Kathleen Webster has had enough of her unwelcome neighbors at Sara D. Roosevelt Park. She thinks the rat population has exploded since Hurricane Sandy, particularly around the Golden Age Center for senior citizens.
“I saw about forty of them crawling out of the garbage in back of the building,” she told Community Board 3’s parks committee last week. Ms. Webster, a representative of the SDR Park Coalition, said the health department “hasn’t been as diligent as it needs to be” about the increased rat population and asked the board to press for action.
Phil Abramson, a spokesperson for the parks department, confirmed that there had been an uptick in rats in recent weeks. As a result, the parks department has upped the amount of bait it uses.
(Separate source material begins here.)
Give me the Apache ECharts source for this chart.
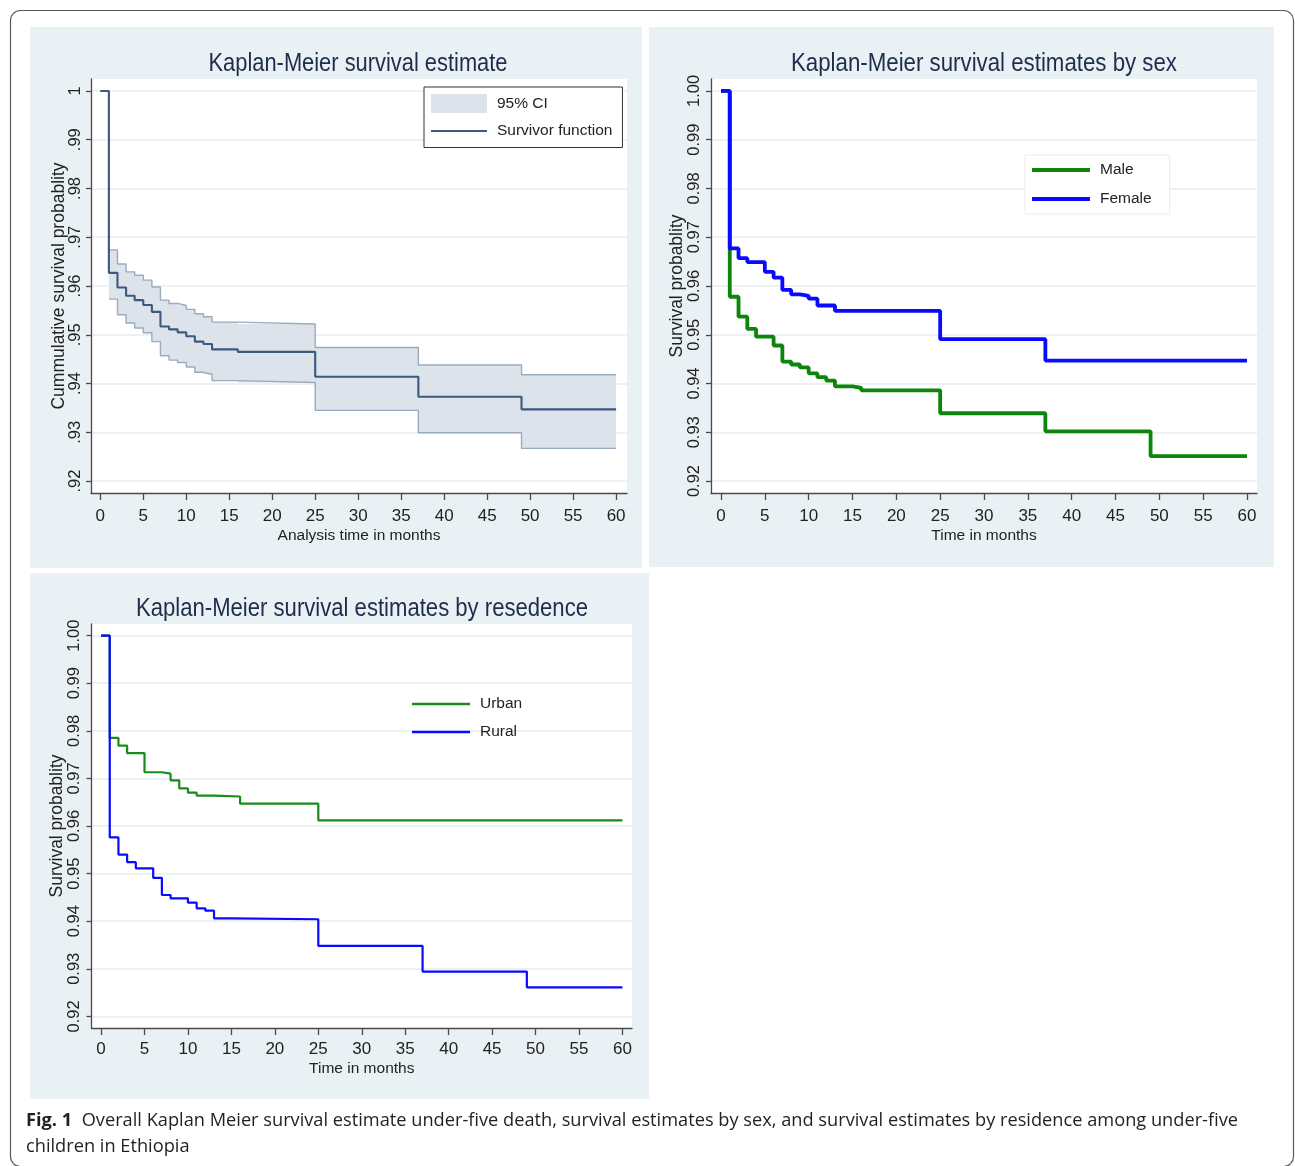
<!DOCTYPE html>
<html>
<head>
<meta charset="utf-8">
<script src="https://cdn.jsdelivr.net/npm/echarts@6/dist/echarts.min.js"></script>
<style>
html,body{margin:0;padding:0;background:#ffffff;}
#c{width:1295px;height:1166px;}
</style>
</head>
<body>
<div id="c"></div>
<script>
// ---------- tick labels ----------
const xTicks = [0, 5, 10, 15, 20, 25, 30, 35, 40, 45, 50, 55, 60];
const xTickLabels = ['0','5','10','15','20','25','30','35','40','45','50','55','60'];
const yTicks = [0.92, 0.93, 0.94, 0.95, 0.96, 0.97, 0.98, 0.99, 1.00];
const yTickLabelsP1 = ['.92','.93','.94','.95','.96','.97','.98','.99','1'];
const yTickLabelsP23 = ['0.92','0.93','0.94','0.95','0.96','0.97','0.98','0.99','1.00'];

// ---------- panel 1: overall KM with 95% CI ----------
const kmTimes = [0, 1, 2, 3, 4, 5, 6, 7, 8, 9, 10, 11, 12, 13, 16, 25, 37, 49, 60];
const kmSurv  = [1.0, 0.9627, 0.9597, 0.9580, 0.9571, 0.9561, 0.9547, 0.9517, 0.9511, 0.9505, 0.9497, 0.9486, 0.9481, 0.9470, 0.9465, 0.9414, 0.9373, 0.9347, 0.9347];
const ciTimes = [1, 2, 3, 4, 5, 6, 7, 8, 9, 10, 11, 12, 13, 16, 25, 37, 49, 60];
const ciUpper = [0.9674, 0.9645, 0.9629, 0.9622, 0.9612, 0.9598, 0.9571, 0.9564, 0.9560, 0.9552, 0.9543, 0.9537, 0.9526, 0.9522, 0.9474, 0.9438, 0.9418, 0.9418];
const ciLower = [0.9573, 0.9541, 0.9524, 0.9514, 0.9504, 0.9486, 0.9457, 0.9448, 0.9443, 0.9434, 0.9423, 0.9419, 0.9406, 0.9402, 0.9345, 0.9299, 0.9267, 0.9267];

// ---------- panel 2: by sex ----------
const maleTimes = [0, 1, 2, 3, 4, 6, 7, 8, 9, 10, 11, 12, 13, 15, 16, 25, 37, 49, 60];
const maleSurv  = [1.0, 0.9578, 0.9537, 0.9512, 0.9496, 0.9478, 0.9445, 0.9439, 0.9433, 0.9421, 0.9413, 0.9406, 0.9394, 0.9391, 0.9386, 0.9339, 0.9302, 0.9251, 0.9251];
const femaleTimes = [0, 1, 2, 3, 5, 6, 7, 8, 9, 10, 11, 13, 25, 37, 60];
const femaleSurv  = [1.0, 0.9677, 0.9657, 0.9649, 0.9629, 0.9617, 0.9592, 0.9583, 0.9580, 0.9574, 0.9560, 0.9549, 0.9491, 0.9447, 0.9447];

// ---------- panel 3: by residence ----------
const urbanTimes = [0, 1, 2, 3, 5, 7, 8, 9, 10, 11, 13, 16, 25, 60];
const urbanSurv  = [1.0, 0.9785, 0.9769, 0.9753, 0.9713, 0.9710, 0.9696, 0.9679, 0.9670, 0.9664, 0.9662, 0.9647, 0.9612, 0.9612];
const ruralTimes = [0, 1, 2, 3, 4, 6, 7, 8, 10, 11, 12, 13, 15, 25, 37, 49, 60];
const ruralSurv  = [1.0, 0.9576, 0.9540, 0.9524, 0.9511, 0.9491, 0.9455, 0.9448, 0.9439, 0.9427, 0.9422, 0.9406, 0.9404, 0.9348, 0.9294, 0.9261, 0.9261];

// ---------- texts ----------
const titles = ['Kaplan-Meier survival estimate', 'Kaplan-Meier survival estimates by sex', 'Kaplan-Meier survival estimates by resedence'];
const xNames = ['Analysis time in months', 'Time in months', 'Time in months'];
const yNames = ['Cummulative survival probablity', 'Survival probablity', 'Survival probablity'];
const captionBold = 'Fig. 1';
const captionLine1 = 'Overall Kaplan Meier survival estimate under-five death, survival estimates by sex, and survival estimates by residence among under-five';
const captionLine2 = 'children in Ethiopia';

// ---------- helpers ----------
const FONT = '"Liberation Sans", Arial, Helvetica, sans-serif';
const CAPFONT = '"Open Sans", "Noto Sans", sans-serif';
const BG = '#eaf1f4';
const TXT = '#222222';
const AXIS = '#4a4a4a';
const GRIDLINE = '#e6eef1';

// legend line icons (thin bar inside an invisible bounding box)
const ICON_P1_LINE = 'path://M0,0L0,0M0,8.5L56,8.5L56,10.5L0,10.5ZM56,19L56,19';
const ICON_P2_LINE = 'path://M0,0L0,0M0,5L58,5L58,9L0,9ZM58,14L58,14';
const ICON_P3_LINE = 'path://M0,0L0,0M0,5.8L58,5.8L58,8.2L0,8.2ZM58,14L58,14';

const mctx = document.createElement('canvas').getContext('2d');
function textW(t, font) { mctx.font = font; return mctx.measureText(t).width; }
function pairs(ts, vs) { return ts.map((t, i) => [t, vs[i]]); }

function xAxisFor(gi, min, max, name, labelMargin, nameGap) {
  return {
    type: 'value', gridIndex: gi, min: min, max: max, splitNumber: 12,
    name: name, nameLocation: 'middle', nameGap: nameGap, nameMoveOverlap: false,
    nameTextStyle: { fontFamily: FONT, fontSize: 15.5, color: TXT },
    axisLine: { show: true, onZero: false, lineStyle: { color: AXIS, width: 1.3 } },
    axisTick: { show: true, customValues: xTicks, length: 7, lineStyle: { color: AXIS, width: 1.3 } },
    axisLabel: { customValues: xTicks, margin: labelMargin, fontFamily: FONT, fontSize: 17, color: TXT,
      formatter: v => xTickLabels[xTicks.indexOf(Math.round(v))] },
    splitLine: { show: false }
  };
}
function yAxisFor(gi, labels, name, labelMargin, nameGap) {
  return {
    type: 'value', gridIndex: gi, min: 0.91755, max: 1.00245, splitNumber: 8,
    name: name, nameLocation: 'middle', nameGap: nameGap, nameMoveOverlap: false,
    nameTextStyle: { fontFamily: FONT, fontSize: 17.5, color: TXT },
    axisLine: { show: true, onZero: false, lineStyle: { color: AXIS, width: 1.3 } },
    axisTick: { show: true, customValues: yTicks, length: 5, lineStyle: { color: AXIS, width: 1.3 } },
    axisLabel: { customValues: yTicks, rotate: 90, margin: labelMargin, fontFamily: FONT, fontSize: 16.5, color: TXT,
      formatter: v => labels[Math.round((v - 0.92) * 100)] },
    splitLine: { show: true, lineStyle: { color: GRIDLINE, width: 1.5 } }
  };
}
function stepLine(name, gi, ts, vs, color, width, z) {
  return {
    name: name, type: 'line', xAxisIndex: gi, yAxisIndex: gi, step: 'end',
    data: pairs(ts, vs), symbol: 'none', showSymbol: false, z: z,
    lineStyle: { color: color, width: width }, itemStyle: { color: color },
    emphasis: { disabled: true }, silent: true
  };
}

// title graphics, squeezed horizontally like the reference
const titleFont = '25px ' + FONT;
const titleSpec = [
  { x: 358, y: 64, w: 299 },
  { x: 984, y: 64, w: 386 },
  { x: 362, y: 609, w: 452 }
];
const titleGraphics = titles.map((t, i) => ({
  type: 'text', x: titleSpec[i].x, y: titleSpec[i].y,
  scaleX: titleSpec[i].w / textW(t, titleFont), z: 10,
  style: { text: t, font: titleFont, fill: '#1e2d4b', textAlign: 'center', textVerticalAlign: 'middle' }
}));

// caption
const capSize = 18;
const capBoldW = textW(captionBold + '  ', 'bold ' + capSize + 'px ' + CAPFONT);
const capNormW = textW(captionLine1, capSize + 'px ' + CAPFONT);
const capScale = 1212 / (capBoldW + capNormW);

const legendText = { fontFamily: FONT, fontSize: 15.5, color: TXT, padding: [0, 0, 0, 5] };

const chart = echarts.init(document.getElementById('c'), null, { renderer: 'canvas' });
chart.setOption({
  animation: false,
  backgroundColor: '#ffffff',
  graphic: [
    { type: 'rect', z: -10, shape: { x: 10.5, y: 10.5, width: 1283, height: 1156, r: 10 },
      style: { fill: '#ffffff', stroke: '#5a5a5a', lineWidth: 1.2 } },
    { type: 'rect', z: -9, shape: { x: 30, y: 27, width: 612, height: 541 }, style: { fill: BG } },
    { type: 'rect', z: -9, shape: { x: 649, y: 27, width: 625, height: 540 }, style: { fill: BG } },
    { type: 'rect', z: -9, shape: { x: 30, y: 573, width: 619, height: 526 }, style: { fill: BG } },
    ...titleGraphics,
    { type: 'text', x: 26, y: 1121, scaleX: capScale, z: 10,
      style: { text: '{b|' + captionBold + '}  ' + captionLine1, font: capSize + 'px ' + CAPFONT, fill: '#231f20',
        textVerticalAlign: 'middle',
        rich: { b: { fontWeight: 'bold', fontFamily: CAPFONT, fontSize: capSize, fill: '#231f20' } } } },
    { type: 'text', x: 26, y: 1147, scaleX: capScale, z: 10,
      style: { text: captionLine2, font: capSize + 'px ' + CAPFONT, fill: '#231f20', textVerticalAlign: 'middle' } }
  ],
  grid: [
    { left: 91, top: 79, width: 536, height: 414, show: true, backgroundColor: '#ffffff', borderWidth: 0, containLabel: false },
    { left: 711, top: 79, width: 546, height: 414, show: true, backgroundColor: '#ffffff', borderWidth: 0, containLabel: false },
    { left: 91.5, top: 624, width: 540.5, height: 404, show: true, backgroundColor: '#ffffff', borderWidth: 0, containLabel: false }
  ],
  xAxis: [
    xAxisFor(0, -1.08, 61.27, xNames[0], 15, 35),
    xAxisFor(1, -1.14, 61.14, xNames[1], 15, 35),
    xAxisFor(2, -1.10, 61.10, xNames[2], 13, 33)
  ],
  yAxis: [
    yAxisFor(0, yTickLabelsP1, yNames[0], 7, 23),
    yAxisFor(1, yTickLabelsP23, yNames[1], 8, 25),
    yAxisFor(2, yTickLabelsP23, yNames[2], 9, 25)
  ],
  legend: [
    { data: [
        { name: '95% CI', icon: 'rect', itemStyle: { color: '#dde3ea', borderWidth: 0 } },
        { name: 'Survivor function', icon: ICON_P1_LINE, itemStyle: { borderWidth: 0 } }
      ],
      orient: 'vertical', left: 424, top: 87, padding: [7, 10, 7, 7], itemWidth: 56, itemHeight: 19, itemGap: 8.5,
      backgroundColor: '#ffffff', borderColor: '#333333', borderWidth: 1, selectedMode: false,
      textStyle: legendText },
    { data: [
        { name: 'Male', icon: ICON_P2_LINE, itemStyle: { borderWidth: 0 } },
        { name: 'Female', icon: ICON_P2_LINE, itemStyle: { borderWidth: 0 } }
      ],
      orient: 'vertical', left: 1025, top: 155, padding: [7, 18, 7, 7], itemWidth: 58, itemHeight: 14, itemGap: 13,
      backgroundColor: '#ffffff', borderColor: '#ececec', borderWidth: 1, selectedMode: false,
      textStyle: legendText },
    { data: [
        { name: 'Urban', icon: ICON_P3_LINE, itemStyle: { borderWidth: 0 } },
        { name: 'Rural', icon: ICON_P3_LINE, itemStyle: { borderWidth: 0 } }
      ],
      orient: 'vertical', left: 405, top: 689, padding: [7, 15, 7, 7], itemWidth: 58, itemHeight: 14, itemGap: 12,
      backgroundColor: 'transparent', borderWidth: 0, selectedMode: false,
      textStyle: legendText }
  ],
  series: [
    {
      name: '95% CI', type: 'custom', xAxisIndex: 0, yAxisIndex: 0, z: 1, silent: true,
      itemStyle: { color: '#dde3ea' },
      data: ciTimes.map((t, i) => [t, ciLower[i], ciUpper[i]]),
      encode: { x: 0, y: [1, 2] },
      renderItem: function (params, api) {
        if (params.dataIndex !== 0) return null;
        const top = [], bot = [];
        for (let i = 0; i < ciTimes.length; i++) {
          const t0 = ciTimes[i];
          const t1 = i < ciTimes.length - 1 ? ciTimes[i + 1] : ciTimes[i];
          top.push(api.coord([t0, ciUpper[i]]), api.coord([t1, ciUpper[i]]));
          bot.push(api.coord([t0, ciLower[i]]), api.coord([t1, ciLower[i]]));
        }
        return { type: 'polygon', shape: { points: top.concat(bot.reverse()) }, style: { fill: api.visual('color') } };
      }
    },
    stepLine('CI upper', 0, ciTimes, ciUpper, '#9aabbd', 1.4, 2),
    stepLine('CI lower', 0, ciTimes, ciLower, '#9aabbd', 1.4, 2),
    stepLine('Survivor function', 0, kmTimes, kmSurv, '#3b5a7e', 2.1, 3),
    stepLine('Male', 1, maleTimes, maleSurv, '#0b860b', 3.8, 2),
    stepLine('Female', 1, femaleTimes, femaleSurv, '#0a0aff', 3.8, 3),
    stepLine('Urban', 2, urbanTimes, urbanSurv, '#1a8a1a', 2.2, 2),
    stepLine('Rural', 2, ruralTimes, ruralSurv, '#0a0aff', 2.2, 3)
  ]
});
</script>
</body>
</html>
In addition to collecting trash daily, employees routinely patrol Roosevelt Park looking for rat burrows, then bait and destroy them, Mr. Abramson said. Several dozen of the holes were visible in the park yesterday morning.
Ms. Webster said she would like to see better containers for trash, such as the solar-powered trash compactors that appeared in Tompkins Square Park after an infestation there two summers ago. Even more frequent pickups, she said, would help alleviate the problem of spilled garbage.
Earlier this month, The Times reported that Hurricane Sandy dislodged the waterfront rat population and forced the rodents inland, where they resettled among the waterlogged debris and trash that sat for days. “They became so bad I couldn’t even take all the jobs,” a Lower East Side exterminator told The Times. Some members of the City Council are now calling for a six-month eradication program in addition to the city’s regular extermination regimen.
Some at Roosevelt Park haven’t noticed the explosion. One longtime East Village resident saw rats as an unavoidable annoyance. “A lot of things have changed in this neighborhood, but the rats haven’t,” said Mr. Clement, who declined to give his full name. “I can’t say whether there are more or less, but there have always been a lot.” He said he used to see traps around the park, “but not anymore.”